## WHAT YOU HAVE TO DO:
Return the material word for word. Do not include the pictures.

## GIVEN MATERIAL:
——————
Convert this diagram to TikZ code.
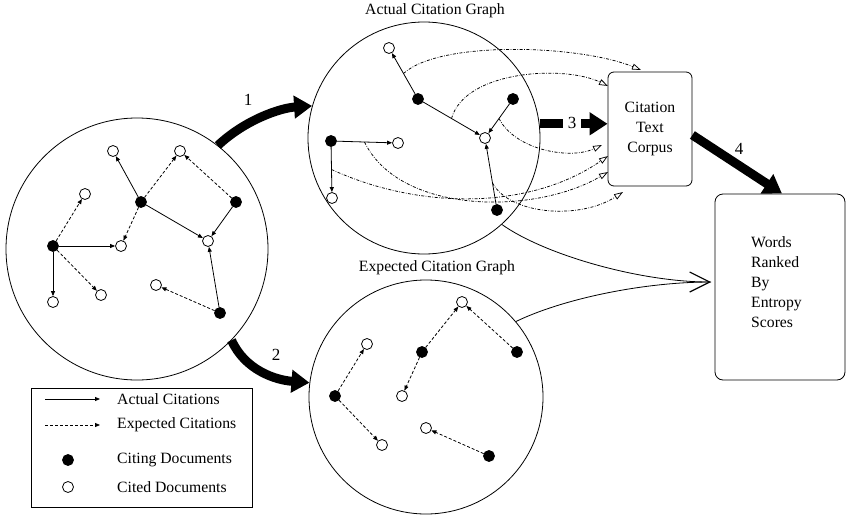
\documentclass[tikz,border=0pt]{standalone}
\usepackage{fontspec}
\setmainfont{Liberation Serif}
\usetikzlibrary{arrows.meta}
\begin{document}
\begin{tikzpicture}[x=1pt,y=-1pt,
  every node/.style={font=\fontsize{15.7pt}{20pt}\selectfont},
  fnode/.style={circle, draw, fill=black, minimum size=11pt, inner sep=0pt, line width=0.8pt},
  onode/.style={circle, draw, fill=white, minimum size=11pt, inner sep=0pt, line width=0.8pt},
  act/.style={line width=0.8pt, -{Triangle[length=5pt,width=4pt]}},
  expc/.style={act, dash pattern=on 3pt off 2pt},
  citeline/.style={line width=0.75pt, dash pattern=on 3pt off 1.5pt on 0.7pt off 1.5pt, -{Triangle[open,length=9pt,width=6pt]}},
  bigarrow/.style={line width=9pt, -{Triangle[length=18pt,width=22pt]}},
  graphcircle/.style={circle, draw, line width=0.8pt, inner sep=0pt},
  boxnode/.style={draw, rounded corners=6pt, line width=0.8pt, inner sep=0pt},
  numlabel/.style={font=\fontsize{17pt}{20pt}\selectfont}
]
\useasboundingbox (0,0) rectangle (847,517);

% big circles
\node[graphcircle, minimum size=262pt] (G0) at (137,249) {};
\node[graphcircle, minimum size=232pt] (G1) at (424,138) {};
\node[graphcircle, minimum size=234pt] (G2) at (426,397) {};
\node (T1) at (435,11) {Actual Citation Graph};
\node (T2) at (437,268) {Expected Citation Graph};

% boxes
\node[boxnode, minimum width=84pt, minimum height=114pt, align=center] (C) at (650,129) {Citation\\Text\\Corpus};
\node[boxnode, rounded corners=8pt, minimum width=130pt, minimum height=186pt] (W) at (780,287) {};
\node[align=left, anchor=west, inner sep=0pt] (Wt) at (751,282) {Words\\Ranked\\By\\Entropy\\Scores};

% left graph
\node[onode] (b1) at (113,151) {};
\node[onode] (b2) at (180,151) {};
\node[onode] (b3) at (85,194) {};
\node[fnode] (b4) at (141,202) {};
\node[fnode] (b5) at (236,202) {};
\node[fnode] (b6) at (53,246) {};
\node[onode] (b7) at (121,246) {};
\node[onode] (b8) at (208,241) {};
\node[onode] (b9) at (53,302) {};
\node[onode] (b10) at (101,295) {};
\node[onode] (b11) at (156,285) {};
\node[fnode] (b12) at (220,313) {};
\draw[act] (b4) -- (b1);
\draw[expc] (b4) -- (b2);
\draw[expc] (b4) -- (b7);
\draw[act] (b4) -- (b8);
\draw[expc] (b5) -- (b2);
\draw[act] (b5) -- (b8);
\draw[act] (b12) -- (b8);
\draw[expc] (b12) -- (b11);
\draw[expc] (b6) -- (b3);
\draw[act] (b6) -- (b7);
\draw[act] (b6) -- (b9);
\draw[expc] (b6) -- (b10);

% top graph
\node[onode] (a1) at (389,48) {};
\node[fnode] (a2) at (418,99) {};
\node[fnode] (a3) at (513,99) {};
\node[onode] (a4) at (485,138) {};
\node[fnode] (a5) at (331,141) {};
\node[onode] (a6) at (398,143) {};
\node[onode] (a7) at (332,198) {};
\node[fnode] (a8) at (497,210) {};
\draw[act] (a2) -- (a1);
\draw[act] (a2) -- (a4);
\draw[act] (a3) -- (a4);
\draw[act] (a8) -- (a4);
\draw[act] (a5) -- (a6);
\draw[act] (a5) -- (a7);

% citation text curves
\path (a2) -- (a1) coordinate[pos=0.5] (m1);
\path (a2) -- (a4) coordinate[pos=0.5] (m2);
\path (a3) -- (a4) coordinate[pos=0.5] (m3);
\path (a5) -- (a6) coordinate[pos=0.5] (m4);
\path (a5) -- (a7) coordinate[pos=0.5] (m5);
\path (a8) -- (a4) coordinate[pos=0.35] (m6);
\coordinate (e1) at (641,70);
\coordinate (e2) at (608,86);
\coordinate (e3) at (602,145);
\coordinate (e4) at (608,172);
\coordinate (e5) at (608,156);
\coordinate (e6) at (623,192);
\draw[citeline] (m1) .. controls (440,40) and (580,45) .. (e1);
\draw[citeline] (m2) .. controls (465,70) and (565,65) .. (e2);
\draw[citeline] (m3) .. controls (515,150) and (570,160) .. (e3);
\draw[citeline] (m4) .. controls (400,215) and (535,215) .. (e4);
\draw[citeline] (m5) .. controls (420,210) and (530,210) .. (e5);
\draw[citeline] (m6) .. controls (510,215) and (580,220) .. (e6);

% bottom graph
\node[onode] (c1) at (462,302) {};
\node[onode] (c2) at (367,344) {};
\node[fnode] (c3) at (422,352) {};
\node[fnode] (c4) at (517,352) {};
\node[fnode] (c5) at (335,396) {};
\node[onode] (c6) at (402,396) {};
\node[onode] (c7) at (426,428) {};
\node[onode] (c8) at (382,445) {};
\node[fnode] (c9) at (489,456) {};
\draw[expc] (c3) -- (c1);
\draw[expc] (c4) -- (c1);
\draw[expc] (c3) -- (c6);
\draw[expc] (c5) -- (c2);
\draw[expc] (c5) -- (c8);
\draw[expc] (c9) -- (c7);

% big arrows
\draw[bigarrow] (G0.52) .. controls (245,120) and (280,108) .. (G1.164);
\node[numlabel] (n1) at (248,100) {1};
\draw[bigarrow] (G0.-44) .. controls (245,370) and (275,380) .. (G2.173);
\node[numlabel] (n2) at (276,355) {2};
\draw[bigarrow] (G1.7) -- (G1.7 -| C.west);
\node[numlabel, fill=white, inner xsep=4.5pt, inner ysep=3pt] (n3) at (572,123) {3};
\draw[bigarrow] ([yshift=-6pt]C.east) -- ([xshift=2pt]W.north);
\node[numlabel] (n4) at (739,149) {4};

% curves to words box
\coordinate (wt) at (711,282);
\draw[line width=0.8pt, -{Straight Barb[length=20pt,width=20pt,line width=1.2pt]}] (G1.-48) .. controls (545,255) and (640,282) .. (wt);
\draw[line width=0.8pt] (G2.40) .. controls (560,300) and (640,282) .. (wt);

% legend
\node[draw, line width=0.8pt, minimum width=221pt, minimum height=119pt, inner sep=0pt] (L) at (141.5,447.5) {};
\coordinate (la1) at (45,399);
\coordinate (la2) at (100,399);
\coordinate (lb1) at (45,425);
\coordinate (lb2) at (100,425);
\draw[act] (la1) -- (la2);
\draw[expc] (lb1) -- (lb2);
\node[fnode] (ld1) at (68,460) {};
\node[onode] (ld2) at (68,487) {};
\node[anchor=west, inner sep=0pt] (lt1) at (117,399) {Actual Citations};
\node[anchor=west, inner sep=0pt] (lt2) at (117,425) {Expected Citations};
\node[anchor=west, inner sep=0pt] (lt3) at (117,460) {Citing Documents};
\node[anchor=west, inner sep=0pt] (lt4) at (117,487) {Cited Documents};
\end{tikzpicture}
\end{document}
——————
## IN RESPONSE:
Convert this diagram to TikZ code.
\documentclass[tikz,border=0pt]{standalone}
\usepackage{fontspec}
\setmainfont{Liberation Serif}
\usetikzlibrary{arrows.meta}
\begin{document}
\begin{tikzpicture}[x=1pt,y=-1pt,
  every node/.style={font=\fontsize{15.7pt}{20pt}\selectfont},
  fnode/.style={circle, draw, fill=black, minimum size=11pt, inner sep=0pt, line width=0.8pt},
  onode/.style={circle, draw, fill=white, minimum size=11pt, inner sep=0pt, line width=0.8pt},
  act/.style={line width=0.8pt, -{Triangle[length=5pt,width=4pt]}},
  expc/.style={act, dash pattern=on 3pt off 2pt},
  citeline/.style={line width=0.75pt, dash pattern=on 3pt off 1.5pt on 0.7pt off 1.5pt, -{Triangle[open,length=9pt,width=6pt]}},
  bigarrow/.style={line width=9pt, -{Triangle[length=18pt,width=22pt]}},
  graphcircle/.style={circle, draw, line width=0.8pt, inner sep=0pt},
  boxnode/.style={draw, rounded corners=6pt, line width=0.8pt, inner sep=0pt},
  numlabel/.style={font=\fontsize{17pt}{20pt}\selectfont}
]
\useasboundingbox (0,0) rectangle (847,517);

% big circles
\node[graphcircle, minimum size=262pt] (G0) at (137,249) {};
\node[graphcircle, minimum size=232pt] (G1) at (424,138) {};
\node[graphcircle, minimum size=234pt] (G2) at (426,397) {};
\node (T1) at (435,11) {Actual Citation Graph};
\node (T2) at (437,268) {Expected Citation Graph};

% boxes
\node[boxnode, minimum width=84pt, minimum height=114pt, align=center] (C) at (650,129) {Citation\\Text\\Corpus};
\node[boxnode, rounded corners=8pt, minimum width=130pt, minimum height=186pt] (W) at (780,287) {};
\node[align=left, anchor=west, inner sep=0pt] (Wt) at (751,282) {Words\\Ranked\\By\\Entropy\\Scores};

% left graph
\node[onode] (b1) at (113,151) {};
\node[onode] (b2) at (180,151) {};
\node[onode] (b3) at (85,194) {};
\node[fnode] (b4) at (141,202) {};
\node[fnode] (b5) at (236,202) {};
\node[fnode] (b6) at (53,246) {};
\node[onode] (b7) at (121,246) {};
\node[onode] (b8) at (208,241) {};
\node[onode] (b9) at (53,302) {};
\node[onode] (b10) at (101,295) {};
\node[onode] (b11) at (156,285) {};
\node[fnode] (b12) at (220,313) {};
\draw[act] (b4) -- (b1);
\draw[expc] (b4) -- (b2);
\draw[expc] (b4) -- (b7);
\draw[act] (b4) -- (b8);
\draw[expc] (b5) -- (b2);
\draw[act] (b5) -- (b8);
\draw[act] (b12) -- (b8);
\draw[expc] (b12) -- (b11);
\draw[expc] (b6) -- (b3);
\draw[act] (b6) -- (b7);
\draw[act] (b6) -- (b9);
\draw[expc] (b6) -- (b10);

% top graph
\node[onode] (a1) at (389,48) {};
\node[fnode] (a2) at (418,99) {};
\node[fnode] (a3) at (513,99) {};
\node[onode] (a4) at (485,138) {};
\node[fnode] (a5) at (331,141) {};
\node[onode] (a6) at (398,143) {};
\node[onode] (a7) at (332,198) {};
\node[fnode] (a8) at (497,210) {};
\draw[act] (a2) -- (a1);
\draw[act] (a2) -- (a4);
\draw[act] (a3) -- (a4);
\draw[act] (a8) -- (a4);
\draw[act] (a5) -- (a6);
\draw[act] (a5) -- (a7);

% citation text curves
\path (a2) -- (a1) coordinate[pos=0.5] (m1);
\path (a2) -- (a4) coordinate[pos=0.5] (m2);
\path (a3) -- (a4) coordinate[pos=0.5] (m3);
\path (a5) -- (a6) coordinate[pos=0.5] (m4);
\path (a5) -- (a7) coordinate[pos=0.5] (m5);
\path (a8) -- (a4) coordinate[pos=0.35] (m6);
\coordinate (e1) at (641,70);
\coordinate (e2) at (608,86);
\coordinate (e3) at (602,145);
\coordinate (e4) at (608,172);
\coordinate (e5) at (608,156);
\coordinate (e6) at (623,192);
\draw[citeline] (m1) .. controls (440,40) and (580,45) .. (e1);
\draw[citeline] (m2) .. controls (465,70) and (565,65) .. (e2);
\draw[citeline] (m3) .. controls (515,150) and (570,160) .. (e3);
\draw[citeline] (m4) .. controls (400,215) and (535,215) .. (e4);
\draw[citeline] (m5) .. controls (420,210) and (530,210) .. (e5);
\draw[citeline] (m6) .. controls (510,215) and (580,220) .. (e6);

% bottom graph
\node[onode] (c1) at (462,302) {};
\node[onode] (c2) at (367,344) {};
\node[fnode] (c3) at (422,352) {};
\node[fnode] (c4) at (517,352) {};
\node[fnode] (c5) at (335,396) {};
\node[onode] (c6) at (402,396) {};
\node[onode] (c7) at (426,428) {};
\node[onode] (c8) at (382,445) {};
\node[fnode] (c9) at (489,456) {};
\draw[expc] (c3) -- (c1);
\draw[expc] (c4) -- (c1);
\draw[expc] (c3) -- (c6);
\draw[expc] (c5) -- (c2);
\draw[expc] (c5) -- (c8);
\draw[expc] (c9) -- (c7);

% big arrows
\draw[bigarrow] (G0.52) .. controls (245,120) and (280,108) .. (G1.164);
\node[numlabel] (n1) at (248,100) {1};
\draw[bigarrow] (G0.-44) .. controls (245,370) and (275,380) .. (G2.173);
\node[numlabel] (n2) at (276,355) {2};
\draw[bigarrow] (G1.7) -- (G1.7 -| C.west);
\node[numlabel, fill=white, inner xsep=4.5pt, inner ysep=3pt] (n3) at (572,123) {3};
\draw[bigarrow] ([yshift=-6pt]C.east) -- ([xshift=2pt]W.north);
\node[numlabel] (n4) at (739,149) {4};

% curves to words box
\coordinate (wt) at (711,282);
\draw[line width=0.8pt, -{Straight Barb[length=20pt,width=20pt,line width=1.2pt]}] (G1.-48) .. controls (545,255) and (640,282) .. (wt);
\draw[line width=0.8pt] (G2.40) .. controls (560,300) and (640,282) .. (wt);

% legend
\node[draw, line width=0.8pt, minimum width=221pt, minimum height=119pt, inner sep=0pt] (L) at (141.5,447.5) {};
\coordinate (la1) at (45,399);
\coordinate (la2) at (100,399);
\coordinate (lb1) at (45,425);
\coordinate (lb2) at (100,425);
\draw[act] (la1) -- (la2);
\draw[expc] (lb1) -- (lb2);
\node[fnode] (ld1) at (68,460) {};
\node[onode] (ld2) at (68,487) {};
\node[anchor=west, inner sep=0pt] (lt1) at (117,399) {Actual Citations};
\node[anchor=west, inner sep=0pt] (lt2) at (117,425) {Expected Citations};
\node[anchor=west, inner sep=0pt] (lt3) at (117,460) {Citing Documents};
\node[anchor=west, inner sep=0pt] (lt4) at (117,487) {Cited Documents};
\end{tikzpicture}
\end{document}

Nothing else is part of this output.